Ejercicios de tríceps. Mancuernas de 30 kilos. Un socio envenado, al terminar, suelta las pesas a varios centímetros de altura: caen, rebotan en la tarima. Nadie se asusta. Cambiamos de protagonista. Alguien que no sueña con aparecer en un anuncio de colonia, deja caer, en el mismo ejercicio, pesas de siete kilos. Un monitor se acerca a advertirle de que cuide el material y deposite las mancuernas con cuidado. Así lo vio Enrico Mora. Parece que las pesas de siete kilos pueden dañar el suelo más que las de 30.
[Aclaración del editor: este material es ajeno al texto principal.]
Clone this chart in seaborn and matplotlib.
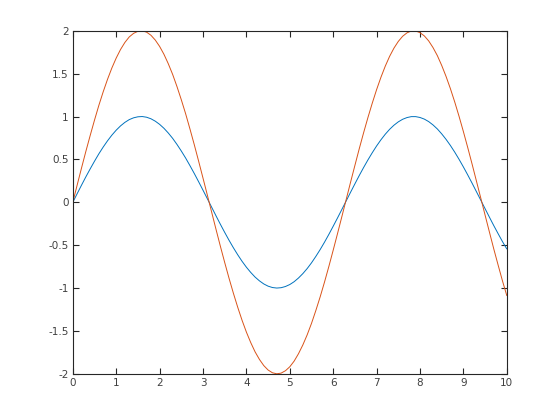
import matplotlib
matplotlib.use("Agg")
import matplotlib.pyplot as plt
import seaborn as sns
import pandas as pd

x = [0.0, 0.1, 0.2, 0.3, 0.4, 0.5, 0.6, 0.7, 0.8, 0.9,
     1.0, 1.1, 1.2, 1.3, 1.4, 1.5, 1.6, 1.7, 1.8, 1.9,
     2.0, 2.1, 2.2, 2.3, 2.4, 2.5, 2.6, 2.7, 2.8, 2.9,
     3.0, 3.1, 3.2, 3.3, 3.4, 3.5, 3.6, 3.7, 3.8, 3.9,
     4.0, 4.1, 4.2, 4.3, 4.4, 4.5, 4.6, 4.7, 4.8, 4.9,
     5.0, 5.1, 5.2, 5.3, 5.4, 5.5, 5.6, 5.7, 5.8, 5.9,
     6.0, 6.1, 6.2, 6.3, 6.4, 6.5, 6.6, 6.7, 6.8, 6.9,
     7.0, 7.1, 7.2, 7.3, 7.4, 7.5, 7.6, 7.7, 7.8, 7.9,
     8.0, 8.1, 8.2, 8.3, 8.4, 8.5, 8.6, 8.7, 8.8, 8.9,
     9.0, 9.1, 9.2, 9.3, 9.4, 9.5, 9.6, 9.7, 9.8, 9.9,
     10.0]
y_blue = [0.000, 0.100, 0.199, 0.296, 0.389, 0.479, 0.565, 0.644, 0.717, 0.783,
          0.841, 0.891, 0.932, 0.964, 0.985, 0.997, 1.000, 0.992, 0.974, 0.946,
          0.909, 0.863, 0.808, 0.746, 0.675, 0.598, 0.516, 0.427, 0.335, 0.239,
          0.141, 0.042, -0.058, -0.158, -0.256, -0.351, -0.443, -0.530, -0.612, -0.688,
          -0.757, -0.818, -0.872, -0.916, -0.952, -0.978, -0.994, -1.000, -0.996, -0.982,
          -0.959, -0.926, -0.883, -0.832, -0.773, -0.706, -0.631, -0.551, -0.465, -0.374,
          -0.279, -0.182, -0.083, 0.017, 0.117, 0.215, 0.312, 0.405, 0.494, 0.578,
          0.657, 0.729, 0.794, 0.851, 0.899, 0.938, 0.968, 0.988, 0.999, 0.999,
          0.989, 0.970, 0.941, 0.902, 0.855, 0.798, 0.734, 0.663, 0.585, 0.501,
          0.412, 0.319, 0.223, 0.124, 0.025, -0.075, -0.174, -0.272, -0.366, -0.458,
          -0.544]
y_orange = [0.000, 0.200, 0.398, 0.592, 0.778, 0.958, 1.130, 1.288, 1.434, 1.566,
            1.682, 1.782, 1.864, 1.928, 1.970, 1.994, 2.000, 1.984, 1.948, 1.892,
            1.818, 1.726, 1.616, 1.492, 1.350, 1.196, 1.032, 0.854, 0.670, 0.478,
            0.282, 0.084, -0.116, -0.316, -0.512, -0.702, -0.886, -1.060, -1.224, -1.376,
            -1.514, -1.636, -1.744, -1.832, -1.904, -1.956, -1.988, -2.000, -1.992, -1.964,
            -1.918, -1.852, -1.766, -1.664, -1.546, -1.412, -1.262, -1.102, -0.930, -0.748,
            -0.558, -0.364, -0.166, 0.034, 0.234, 0.430, 0.624, 0.810, 0.988, 1.156,
            1.314, 1.458, 1.588, 1.702, 1.798, 1.876, 1.936, 1.976, 1.998, 1.998,
            1.978, 1.940, 1.882, 1.804, 1.710, 1.596, 1.468, 1.326, 1.170, 1.002,
            0.824, 0.638, 0.446, 0.248, 0.050, -0.150, -0.348, -0.544, -0.732, -0.916,
            -1.088]
x_ticks = [0, 1, 2, 3, 4, 5, 6, 7, 8, 9, 10]
y_ticks = [-2, -1.5, -1, -0.5, 0, 0.5, 1, 1.5, 2]
y_tick_labels = ["-2", "-1.5", "-1", "-0.5", "0", "0.5", "1", "1.5", "2"]

sns.set_style("white")
plt.rcParams['font.family'] = ['DejaVu Sans']

df = pd.DataFrame({"x": x + x,
                   "y": y_blue + y_orange,
                   "s": ["a"] * len(x) + ["b"] * len(x)})

fig = plt.figure(figsize=(5.6, 4.2), dpi=100)
ax = fig.add_axes([0.13, 0.11, 0.775, 0.8167])
sns.lineplot(data=df, x="x", y="y", hue="s", palette={"a": "#0072BD", "b": "#D95319"},
             linewidth=0.7, legend=False, ax=ax, sort=False)

ax.set_xlim(0, 10)
ax.set_ylim(-2, 2)
ax.set_xticks(x_ticks)
ax.set_xticklabels([str(t) for t in x_ticks])
ax.set_yticks(y_ticks)
ax.set_yticklabels(y_tick_labels)
ax.set_xlabel("")
ax.set_ylabel("")
for sp in ax.spines.values():
    sp.set_visible(True)
    sp.set_color("#262626")
    sp.set_linewidth(0.8)
ax.tick_params(direction="in", length=4, width=0.8, colors="#262626",
               labelsize=7.5, top=True, right=True, bottom=True, left=True,
               labelcolor="#404040", pad=3)
ax.grid(False)

fig.savefig("out.png", dpi=100)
No es suelo lo que preocupa, sino el privilegio del hombre-colchoneta, sólo sus pesas tienen voz en el gimnasio. La libertad de expresión, en el caso de las mancuernas, es censitaria.

Por supuesto, no existe un grito legítimo para la mujer: “Yo no lo identifiqué, el grito legítimo para la mujer está fuera del gimnasio”, confiesa Mora. La mejor prueba la ofrece la mujer culturista. La presencia de una mujer de este tipo crea el caos y la confusión. Ella ratifica que la naturaleza del cuerpo femenino no es la esbeltez suave y la debilidad, sino que son las rutinas las que diseñan esa apariencia. Según el investigador catalán, al compartir el lugar con una culturista los hombres sienten un atentado contra su identidad. La complexión que, de forma más o menos consciente, ellos perciben como prueba de su superioridad, de pronto, aparece fuera de sitio: “A GymA acudía una culturista, ellos la veían con hostilidad o con ostracismo. Aquel no era un lugar especializado en culturismo y siempre la vi sola, no hablaba con nadie”.

“El grito legítimo para la mujer está fuera del gimnasio”

No hay mayor instinto que el de defender la identidad, y más si es una identidad privilegiada. La reacción de ellos era basurizar a la mujer, sacarla de la normalidad (de nuevo, de lo legítimo) a base de cuestionamientos y de burlas. Se hacían corrillos, la vigilaban de soslayo: “Mira ésta, de dónde ha salido, mira, mira, qué hace, adónde va…”. Se reían o, incluso, trataban de desautorizarla, de bajarla de esa situación corporal que ellos, mentalmente, asocian a la cúpula de la jerarquía, a través de la fantasía sexual: “¡Uy, pues ésta en la cama te destroza…!”. En su imaginario, el sexo es un terreno de dominio masculino, y así luchaban por domar algo que se les escapaba, que no atinaban a soportar: la evidencia de que el cuerpo femenino también puede competir en fuerza.

Aquella mujer culturista que no hablaba con nadie en el GymA se ejercitaba con pesos descomunales, pero jamás le asomó un grito a la boca.